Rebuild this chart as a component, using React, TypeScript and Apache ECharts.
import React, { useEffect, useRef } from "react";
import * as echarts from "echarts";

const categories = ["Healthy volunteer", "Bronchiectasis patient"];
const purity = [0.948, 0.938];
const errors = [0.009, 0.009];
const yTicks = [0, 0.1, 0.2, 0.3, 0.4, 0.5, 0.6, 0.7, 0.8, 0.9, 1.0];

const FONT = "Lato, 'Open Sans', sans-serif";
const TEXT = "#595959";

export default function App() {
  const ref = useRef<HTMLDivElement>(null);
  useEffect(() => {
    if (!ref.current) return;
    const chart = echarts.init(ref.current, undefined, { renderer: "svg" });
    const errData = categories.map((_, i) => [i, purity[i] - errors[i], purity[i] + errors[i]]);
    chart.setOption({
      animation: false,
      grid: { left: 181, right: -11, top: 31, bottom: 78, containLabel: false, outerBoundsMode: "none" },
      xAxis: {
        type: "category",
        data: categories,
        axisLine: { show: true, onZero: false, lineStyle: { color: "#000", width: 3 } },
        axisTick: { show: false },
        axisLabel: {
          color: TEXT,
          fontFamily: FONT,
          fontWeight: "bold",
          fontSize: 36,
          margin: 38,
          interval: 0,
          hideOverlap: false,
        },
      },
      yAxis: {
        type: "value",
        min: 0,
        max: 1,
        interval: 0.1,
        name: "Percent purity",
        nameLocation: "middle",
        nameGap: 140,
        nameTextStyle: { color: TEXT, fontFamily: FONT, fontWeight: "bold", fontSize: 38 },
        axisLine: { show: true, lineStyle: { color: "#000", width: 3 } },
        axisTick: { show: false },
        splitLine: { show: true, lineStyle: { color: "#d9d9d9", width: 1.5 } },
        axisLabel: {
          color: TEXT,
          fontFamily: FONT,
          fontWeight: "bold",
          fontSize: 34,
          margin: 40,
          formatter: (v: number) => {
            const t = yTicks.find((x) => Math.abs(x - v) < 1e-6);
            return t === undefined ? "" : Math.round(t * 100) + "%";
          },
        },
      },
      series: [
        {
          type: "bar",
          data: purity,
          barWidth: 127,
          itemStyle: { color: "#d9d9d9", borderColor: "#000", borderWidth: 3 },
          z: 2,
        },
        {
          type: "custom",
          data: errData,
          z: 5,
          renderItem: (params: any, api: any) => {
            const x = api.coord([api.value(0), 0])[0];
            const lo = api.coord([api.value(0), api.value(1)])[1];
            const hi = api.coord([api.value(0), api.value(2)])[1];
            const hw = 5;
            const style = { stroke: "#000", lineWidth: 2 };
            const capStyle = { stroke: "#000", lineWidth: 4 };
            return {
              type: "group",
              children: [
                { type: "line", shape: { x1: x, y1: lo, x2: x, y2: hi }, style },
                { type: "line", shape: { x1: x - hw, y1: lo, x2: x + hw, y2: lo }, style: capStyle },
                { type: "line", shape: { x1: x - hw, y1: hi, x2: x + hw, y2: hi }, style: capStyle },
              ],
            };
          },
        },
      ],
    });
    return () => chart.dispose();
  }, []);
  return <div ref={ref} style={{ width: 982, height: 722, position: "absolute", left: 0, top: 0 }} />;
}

____

- _Set task_: Reply with one number only, the count of lines above that hold the string "React".

- _Response to the exercise_: 2